Walt Danner war umgerissen worden. Wimmernd lag er auf dem Gehsteig. Der Mercury brannte. Sheffield war über dem Lenkrad zusammengesunken. Richard Goldblum war benommen. Verbissen stemmte er sich gegen die Nebel, die auf ihn zuzukriechen schienen. Er war gar nicht richtig zum Denken gekommen. Ohne von einem bewussten Willen geleitet zu werden, öffnete er die Tür. Der Geruch von brennendem Gummi stieg ihm in die Nase. Er schwang die Beine ins Freie und richtete sich auf. Ein Röcheln brach über seine Lippen. Herumfliegende Scherben hatten ihn im Gesicht verletzt. Blut sickerte aus den kleinen Wunden.

Goldblum taumelte bis zur Hauswand und lehnte sich dagegen. Es dauerte nicht lange, dann brannte der Mercury lichterloh. Herb Sheffield hatte keine Chance …

Kapitel 1

Mein Telefon klingelte.
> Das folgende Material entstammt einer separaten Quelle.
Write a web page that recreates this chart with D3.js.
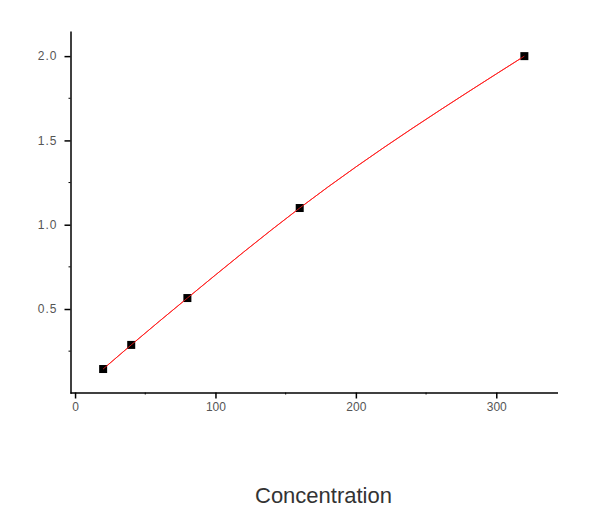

Es war kurz nach 8 Uhr und wir waren erst vor wenigen Minuten im Field Office eingetroffen. Ich war gerade dabei, mein Kennwort für das Betriebssystem meines Computers einzugeben. Auch Phil bearbeitete seine Tastatur. Mit einem Griff pflückte ich den Hörer vom Apparat, hob ihn vor mein Gesicht und nannte meinen Namen. Es war Mr High. »Guten Morgen, Jerry. Kommen Sie und Phil doch bitte gleich mal zu mir.«

»In Ordnung, Sir. Wir sind schon auf dem Weg.«

Ich legte auf. »Der Chef ruft. Also, lassen wir ihn nicht warten.«

»Ich sehe einen neuen Fall auf uns zukommen«, sagte Phil.

»Hellseher.«

Wir verließen unser gemeinsames Büro. Wenig später betraten wir Mr Highs Sekretariat. Helen schrieb am Computer. Sie lächelte uns zu und erwiderte unseren Gruß. Sie sah wie immer zum Anbeißen aus. »Geht nur hinein«, sagte sie. »Kaffee kommt gleich.«

Tatsächlich roch es in dem Büro wie in einem türkischen Kaffeehaus.

»So lobe ich mir den Morgen«, gab Phil grinsend zu verstehen.

Dann betraten wir das Büro des Assistant Directors. Er saß hinter seinem Schreibtisch. Jetzt erhob er sich, kam um das schwere Möbel herum und reichte uns nacheinander die Hand, dann sagte er: »Setzen Sie sich. Ich habe Helen gebeten, Kaffee zu kochen. Sie haben doch nichts gegen eine Tasse von Helens edlem Gebräu.«

»Ganz und gar nicht«, antwortete Phil. »Im Gegenteil …«

Der Chef lächelte in der ihm eigenen, väterlichen Manier. Dann setzten wir uns. »Eine delikate Angelegenheit«, begann Mr High. »Es geht um Richard Goldblum.«

»Den Gangsterboss, der sich bisher erfolgreich unserem Zugriff entziehen konnte?«, entfuhr es mir.